THE O.C. FINALE WAS KICK ASS BECAUSE:
1. chinowear was brought back
2. ryan looked at marissa as he drove off
3. a car pulled up to block marissa off
all alluding to the pilot epsidoe that got me hooked.

oh yeah and,
"PUUUUDING!"
the whole hair thing with the claw seth made.

the thing i don't like about the the o.c. is how in the pilot episodes i really felt like ryan was a kid on the run. a kid who was hopeless and had no future. a kid that had his head on straight but was always in the wrong place at the wrong time. now i don't feel like he's a smart kid anymore. i just feel like he's an adult, having sex, having a baby, blahblah. i liked it better when he fucked up with "kid" mistakes. like burning the house down. getting into fights. always ruining the party. bring back the kid in ryan. he's not 23 -- he's 16.

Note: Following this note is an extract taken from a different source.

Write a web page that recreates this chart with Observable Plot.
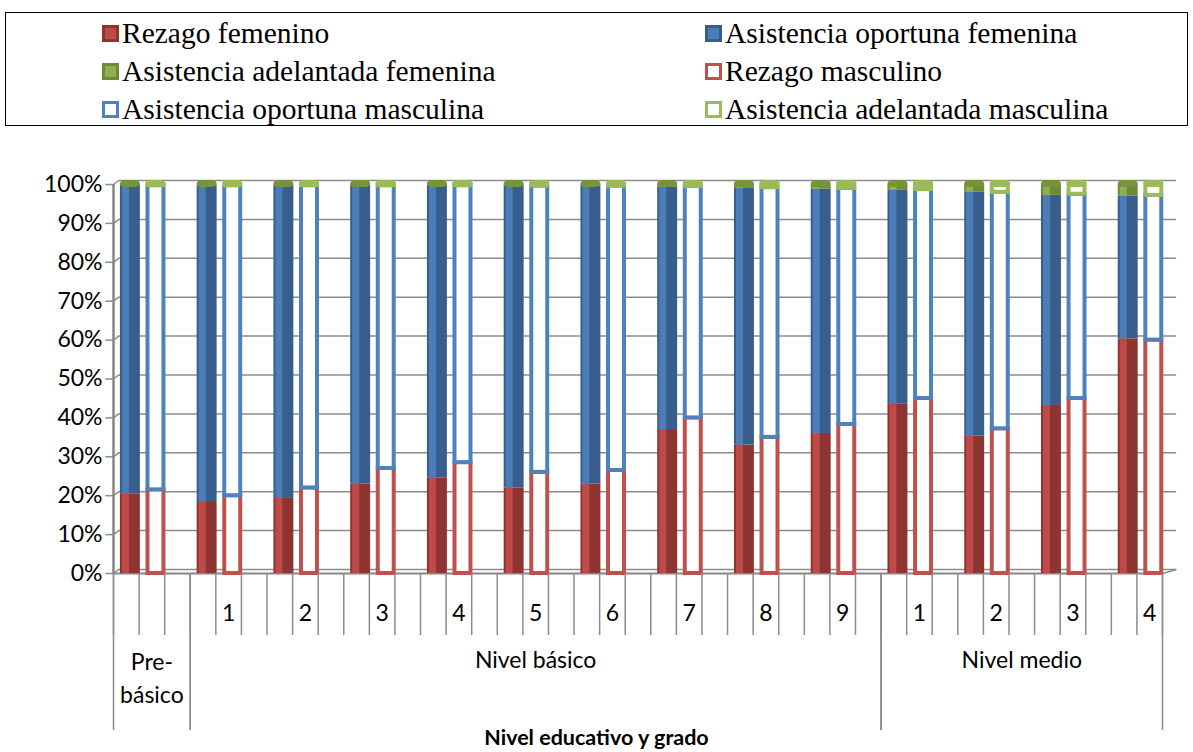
<!DOCTYPE html>
<html><head><meta charset="utf-8">
<script src="https://cdn.jsdelivr.net/npm/d3@7"></script>
<script src="https://cdn.jsdelivr.net/npm/@observablehq/plot@0.6"></script>
<style>
body{margin:0;background:#fff;}
#wrap{position:relative;width:1193px;height:752px;overflow:hidden;font-family:Lato, sans-serif;}
#legend{position:absolute;left:5px;top:12px;width:1183px;height:114px;border:1.5px solid #000;box-sizing:border-box;font-family:"Liberation Serif", serif;font-size:29.5px;color:#000;}
.item{position:absolute;display:flex;align-items:center;height:38px;white-space:nowrap;}
.sw{width:17px;height:17px;box-sizing:border-box;margin-right:3px;flex:none;}
#chart{position:absolute;left:0;top:130px;}
#xtitle{position:absolute;left:0;width:1193px;top:724px;text-align:center;font-weight:bold;font-size:21.5px;color:#000;}
</style></head><body>
<div id="wrap"><div id="legend"></div><div id="chart"></div><div id="xtitle">Nivel educativo y grado</div></div>
<script>
// ---- data ----
const grados = ["", "1", "2", "3", "4", "5", "6", "7", "8", "9", "1", "2", "3", "4"];
const nivelDeGrupo = [0, 1, 1, 1, 1, 1, 1, 1, 1, 1, 2, 2, 2, 2];
const niveles = ["Pre-\nbásico", "Nivel básico", "Nivel medio"];

const rezagoFem      = [20.5, 18.5, 19.3, 23.0, 24.5, 22.0, 23.0, 37.0, 33.0, 36.0, 43.5, 35.3, 43.2, 60.3];
const oportunaFem    = [79.2, 81.2, 80.4, 76.7, 75.2, 77.6, 76.6, 62.4, 66.0, 62.8, 55.0, 62.7, 54.0, 36.7];
const adelantadaFem  = [0.3, 0.3, 0.3, 0.3, 0.3, 0.4, 0.4, 0.6, 1.0, 1.2, 1.5, 2.0, 2.8, 3.0];
const rezagoMasc     = [21.5, 20.0, 22.0, 27.0, 28.5, 26.0, 26.5, 40.0, 35.0, 38.3, 45.0, 37.2, 45.0, 60.0];
const oportunaMasc   = [78.2, 79.7, 77.7, 72.7, 71.2, 73.6, 73.1, 59.5, 64.2, 60.7, 53.7, 60.8, 52.5, 37.2];
const adelantadaMasc = [0.3, 0.3, 0.3, 0.3, 0.3, 0.4, 0.4, 0.5, 0.8, 1.0, 1.3, 2.0, 2.5, 2.8];

const serieNombres = ["Rezago femenino", "Asistencia oportuna femenina", "Asistencia adelantada femenina",
                      "Rezago masculino", "Asistencia oportuna masculina", "Asistencia adelantada masculina"];
const yTicks = [0, 10, 20, 30, 40, 50, 60, 70, 80, 90, 100];

// ---- styles ----
const femDark  = {rezago: "#8E3431", oportuna: "#385E8D", adelantada: "#6F8A37"};
const femLight = {rezago: "#BE4B48", oportuna: "#4C7DB9", adelantada: "#8FB050"};
const mascCol  = {rezago: "#C0504D", oportuna: "#4F81BD", adelantada: "#9BBB59"};
const grid = "#8c8c8c";

// ---- legend ----
const legend = document.getElementById("legend");
const tipos = ["rezago", "oportuna", "adelantada"];
serieNombres.forEach((name, i) => {
  const col = i % 2, row = Math.floor(i / 2);
  const fem = i < 3;
  const tipo = tipos[i % 3];
  const it = document.createElement("div");
  it.className = "item";
  it.style.left = (col ? 699 : 96) + "px";
  it.style.top = (1 + row * 38) + "px";
  const sw = document.createElement("div");
  sw.className = "sw";
  if (fem) { sw.style.background = femLight[tipo]; sw.style.border = "3px solid " + femDark[tipo]; }
  else { sw.style.background = "#fff"; sw.style.border = "3.5px solid " + mascCol[tipo]; }
  it.appendChild(sw);
  const t = document.createElement("span");
  t.textContent = name;
  it.appendChild(t);
  legend.appendChild(it);
});

// ---- geometry from categories ----
const porGrupo = 3;
const nSlots = grados.length * porGrupo - 1;
const segs = [];
grados.forEach((g, i) => {
  const base = i * porGrupo;
  [["f", 0, rezagoFem[i], oportunaFem[i], adelantadaFem[i]],
   ["m", 1, rezagoMasc[i], oportunaMasc[i], adelantadaMasc[i]]].forEach(([sexo, off, r, o, a]) => {
    let acc = 0;
    [["rezago", r], ["oportuna", o], ["adelantada", a]].forEach(([tipo, v]) => {
      segs.push({slot: base + off, sexo, tipo, y1: acc, y2: acc + v});
      acc += v;
    });
  });
});
const femSegs = segs.filter(d => d.sexo === "f");
const mascSegs = segs.filter(d => d.sexo === "m");
const tops = segs.filter(d => d.tipo === "adelantada");

const barL = 0.27, barW = 0.78;
const slotBounds = d3.range(0, nSlots + 1);
const nivelBounds = [];
const nivelSpans = niveles.map((n, k) => {
  const gs = nivelDeGrupo.map((v, i) => v === k ? i : -1).filter(i => i >= 0);
  const s = gs[0] * porGrupo, e = Math.min((gs[gs.length - 1] + 1) * porGrupo, nSlots);
  return {label: n, s, e, multi: n.includes("\n")};
});
nivelSpans.forEach(d => { nivelBounds.push(d.s); nivelBounds.push(d.e); });
const gradoLabels = grados.map((g, i) => ({g, x: i * porGrupo + 1.5})).filter(d => d.g !== "");

const pxPerUnit = (443 - 54) / 100;
const depth = 4 / pxPerUnit;
const backX = 0.2, backRight = 41.55;

const plot = Plot.plot({
  width: 1193, height: 622,
  marginLeft: 113, marginRight: 31, marginTop: 54, marginBottom: 179,
  x: {domain: [0, nSlots], axis: null},
  y: {domain: [0, 100], axis: null},
  style: {fontFamily: "Lato, sans-serif", fontSize: "23px", color: "#000", background: "transparent", overflow: "visible"},
  marks: [
    Plot.ruleY(yTicks, {y: d => d, x1: backX, x2: backRight, stroke: grid, strokeWidth: 1.5, dy: -4}),
    Plot.link(yTicks, {x1: 0, y1: d => d, x2: backX, y2: d => d + depth, stroke: grid, strokeWidth: 1.5}),
    Plot.ruleY(yTicks, {y: d => d, x1: -0.3, x2: 0, stroke: grid, strokeWidth: 1.5}),
    Plot.ruleX([0], {x: d => d, y1: 0, y2: 100, stroke: "#868686", strokeWidth: 2.5}),
    Plot.ruleY([0], {y: d => d, x1: 0, x2: nSlots, stroke: "#868686", strokeWidth: 2}),
    Plot.link([0], {x1: nSlots, y1: 0, x2: backRight, y2: d => d + depth, stroke: grid, strokeWidth: 1.5}),
    Plot.text(yTicks, {x: 0, y: d => d, text: d => d + "%", textAnchor: "end", dx: -11, fontSize: 23, fill: "#000"}),
    // female bars (solid, shaded)
    Plot.rect(femSegs, {x1: d => d.slot + barL, x2: d => d.slot + barL + barW, y1: "y1", y2: "y2", fill: d => femDark[d.tipo]}),
    Plot.rect(femSegs, {x1: d => d.slot + barL + barW * 0.1, x2: d => d.slot + barL + barW * 0.45, y1: "y1", y2: "y2", fill: d => femLight[d.tipo]}),
    // male bars (outlined)
    Plot.rect(mascSegs, {x1: d => d.slot + barL, x2: d => d.slot + barL + barW, y1: "y1", y2: "y2", fill: "#fff", stroke: d => mascCol[d.tipo], strokeWidth: 4, insetLeft: 2, insetRight: 2}),
    // top caps
    Plot.rect(tops, {x1: d => d.slot + barL, x2: d => d.slot + barL + barW, y1: "y2", y2: "y2", insetTop: -4, insetBottom: -3, rx: 5,
      fill: d => d.sexo === "f" ? "#77933C" : "#9BBB59"}),
    // category axis below floor
    Plot.ruleX(slotBounds, {x: d => d, y1: 0, y2: 0, insetBottom: -62, stroke: grid, strokeWidth: 1.5}),
    Plot.ruleX(nivelBounds, {x: d => d, y1: 0, y2: 0, insetBottom: -157, stroke: grid, strokeWidth: 1.5}),
    Plot.text(gradoLabels, {x: "x", y: 0, dy: 40, text: "g", fontSize: 23, fill: "#000"}),
    Plot.text(nivelSpans.filter(d => d.multi), {x: d => (d.s + d.e) / 2, y: 0, dy: 102, text: "label", lineHeight: 1.45, fontSize: 23, fill: "#000"}),
    Plot.text(nivelSpans.filter(d => !d.multi), {x: d => (d.s + d.e) / 2, y: 0, dy: 87, text: "label", fontSize: 23, fill: "#000"})
  ]
});
document.getElementById("chart").appendChild(plot);
</script>
</body></html>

MY LIFE BEING COMPLETELY AWESOME = TROY = 7 DAYS, bitches!
i've watched every TV even remotely having to do with troy and i've never been so excited for a movie.

GG i like it like that what was GOOD. next book is going to be BETTER. GG will be revealed (i think) and you know will finally find the love with you know who else because they've always been in love. he's just been to stoned and stupid to see it. dumb boys... so typical.